Wednesday, October 29, 2014

Netflix Asgard 1.5 Deployments

With the upgrade for v1.5 of Asgard Netflix, the API for deployments has changed and not all of the old endpoints exist (specifically /cluster/deployment for one).  Because of this, we have had to upgrade our deployment plan to use the new APIs.  However, there does not seem to be a lot of documentation out there for the new APIs, so I thought I'd put together some information in hopes it might help others in the future.
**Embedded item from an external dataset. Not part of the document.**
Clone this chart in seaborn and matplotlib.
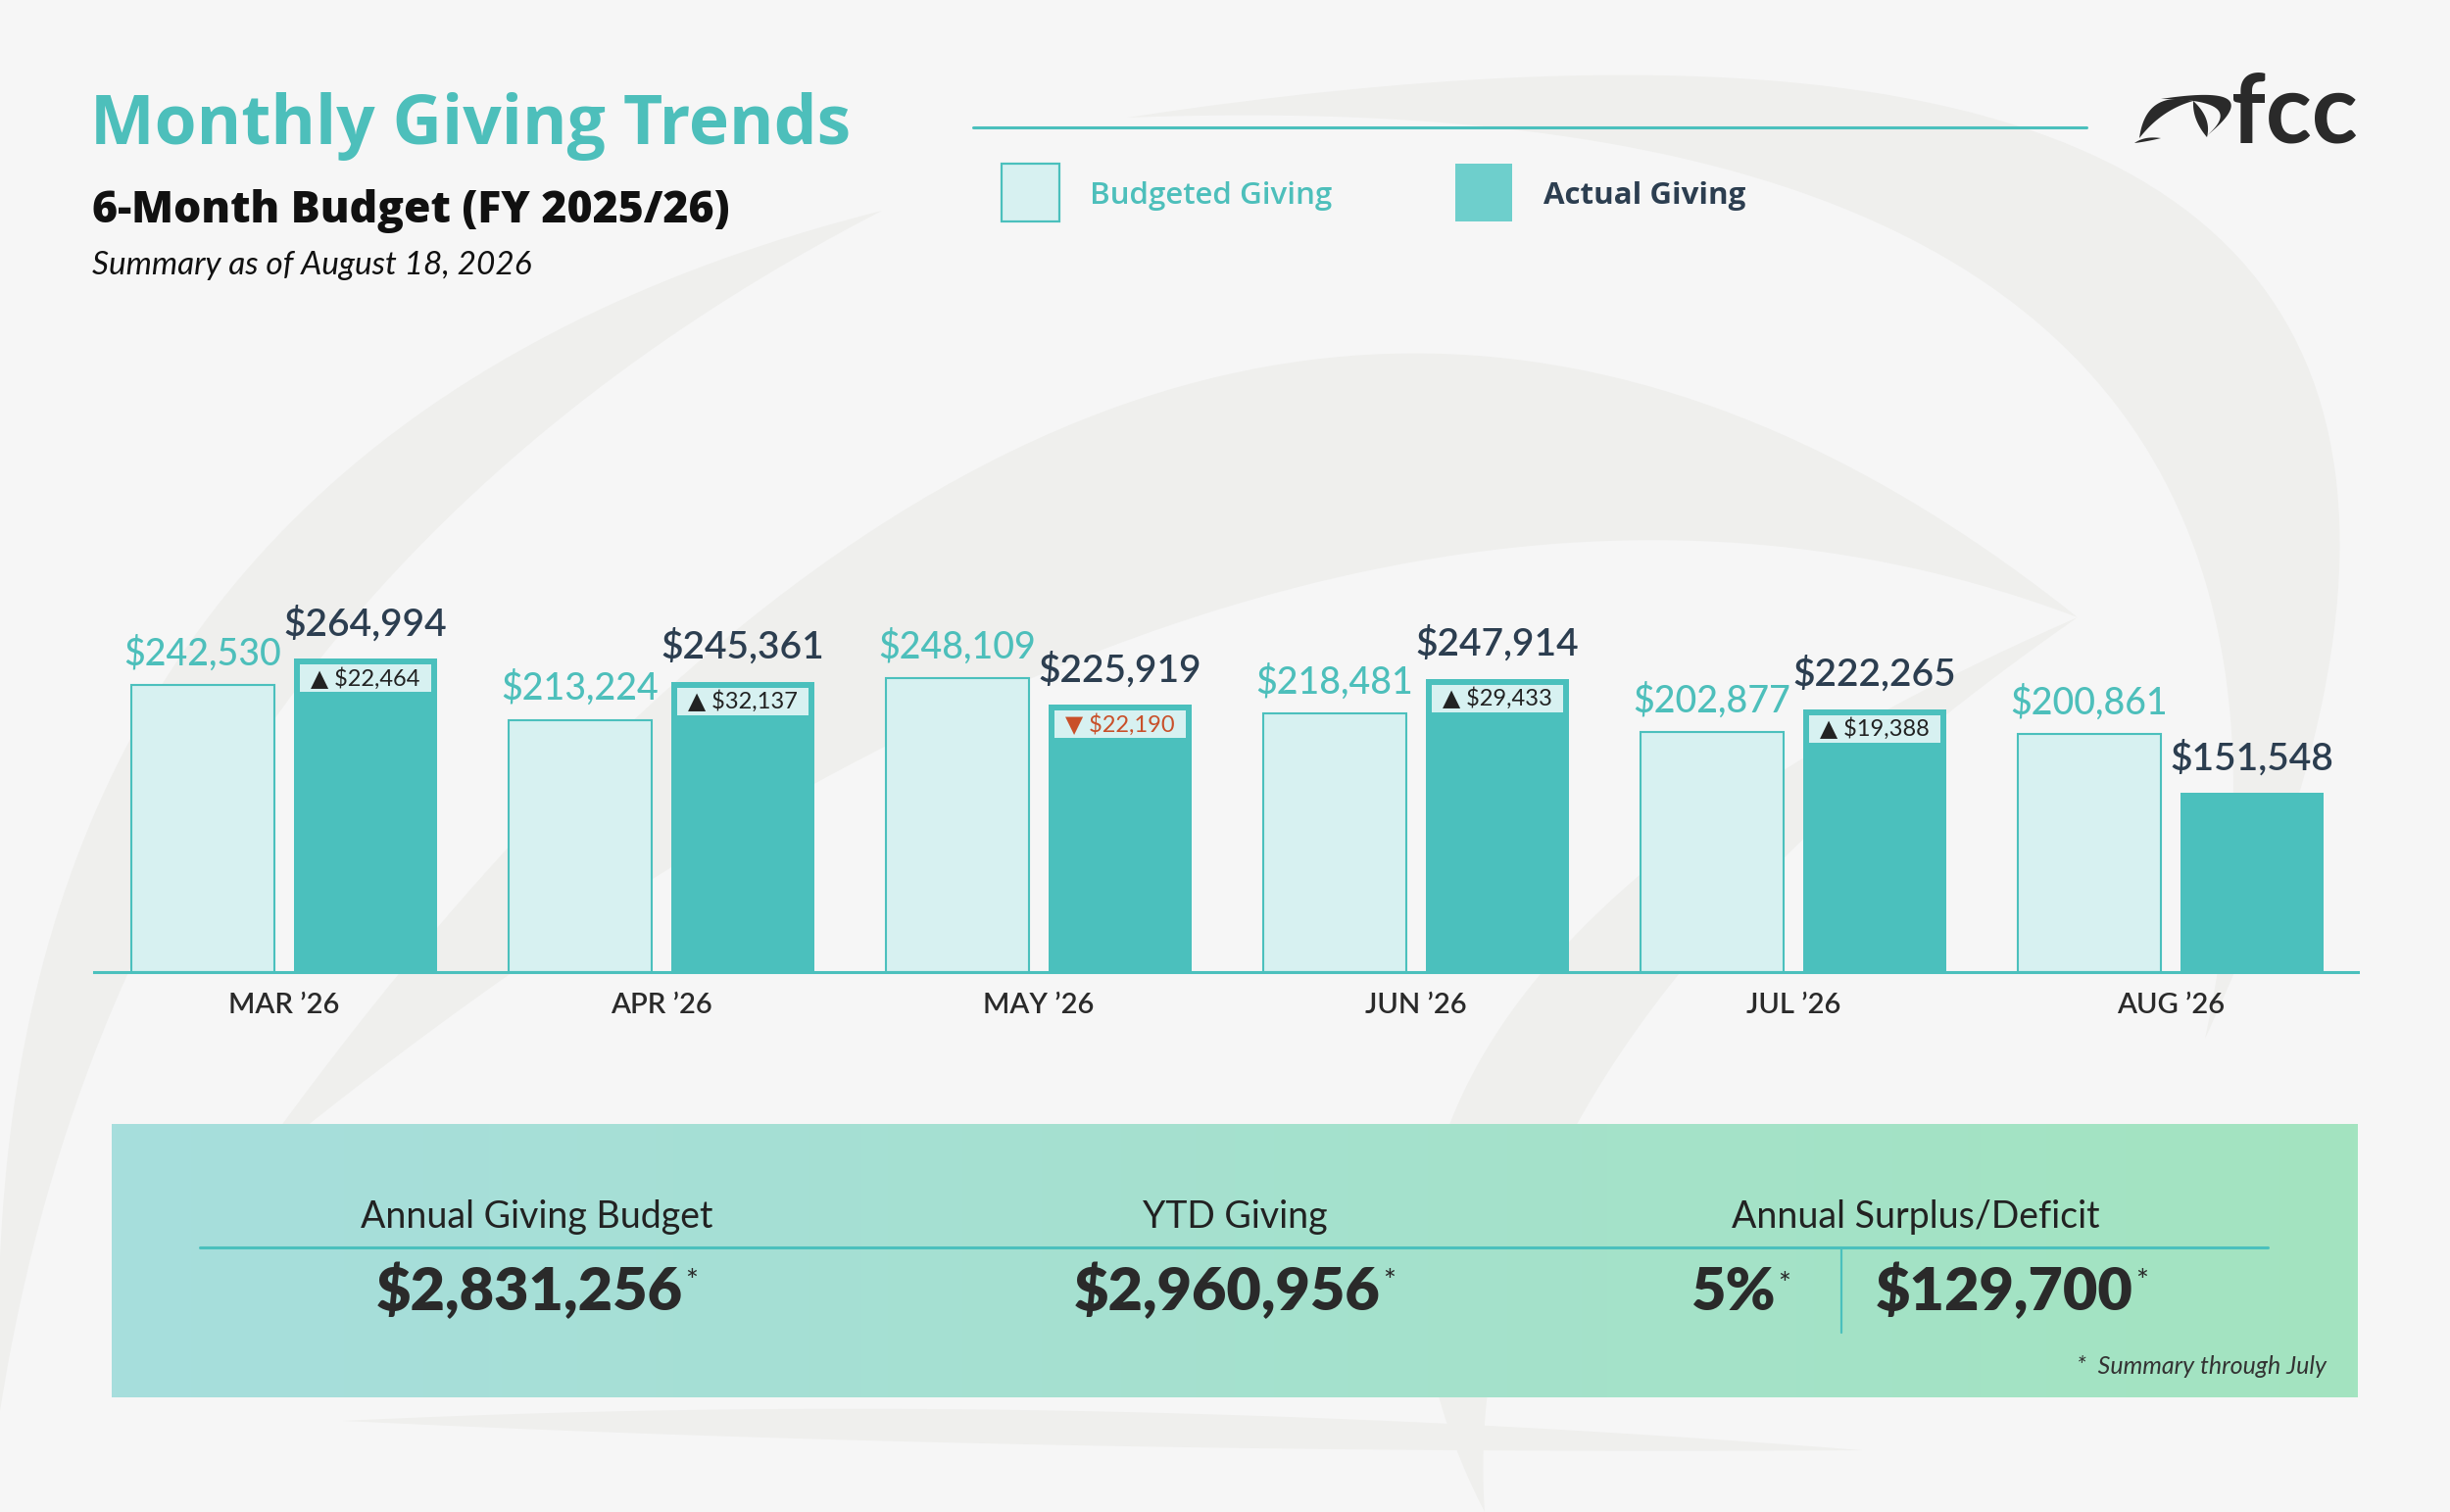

The primary API endpoint for deployments in 1.5 is:

http://<host>/<region>/deployment

where <host> is the host, and <region> is the EC2 region, such as us-west-2.  So a full deployment endpoint might look something like this:

http://asgard.jonfenner.com/us-west-2/deployment

Steps for a deployment are:
  1. Prepare for a deployment
  2. Start a deployment

Prepare for a deployment

Endpoint: http://<host>/<region>/deployment/prepare?id=<asg>

This gets the ASG json information which can be used in the deployment process

Start a deployment

Endpoint: http://<host>/<region>/deployment/start

The deployment consists of "steps".  We've implemented the following:

- Create the new ASG (always starts out with 0 instances)
- Resize it to the appropriate # of instances
- Disable the old ASG
- Delete the old ASG

Each step is self-checking, so if it fails, none of the succeeding steps will execute.

Below is a sample python script to implement this:

#!/usr/bin/python

import sys
import urllib2
import jsonbr /> import requests

version = '1.0'

print 'AMI Asgard Deployment Script V' + version

asgardhost = 'localhost:8080'
ec2region = 'us-west-2'
baseurl = 'http://' + asgardhost + '/' + ec2region + '/deployment'
notify = 'xxx@yyy.com'

if (len(sys.argv) != 3):
   print 'Syntax: launch.py <ASG Id> <AMI Id>'
   sys.exit()

asgid=sys.argv[1]
amiid=sys.argv[2]

print 'Asgard Host: ' + asgardhost
print 'EC2 Region: ' + ec2region
print 'ASG: ' + asgid
print 'AMI to Launch: ' + amiid

query = baseurl + '/prepare?id=' + asgid
f = urllib2.urlopen(query)
deflcjson = f.read()
f.close()

deflc = json.loads(deflcjson)

deflc['lcOptions']['imageId'] = amiid

deflc['deploymentOptions'] = {
    "clusterName": asgid,
    "notificationDestination": notify,
    "steps": [
      { "type": "CreateAsg" },
      { "type": "Resize", "targetAsg": "Next", "capacity": deflc['asgOptions']['minSize'], "startUpTimeoutMinutes": 41},
      { "type": "DisableAsg", "targetAsg": "Previous" },
      { "type": "DeleteAsg", "targetAsg": "Previous" },
    ]
  }

posturl = baseurl + '/start'
headers = {'Content-type': 'application/json', 'Accept': 'text/plain'}
response = requests.post(posturl, data=json.dumps(deflc), headers=headers)

print response
print response.text

Also, be sure you've implemented Eureka and healthchecks for all services.  Asgard waits for both a Eureka UP and a positive healthcheck.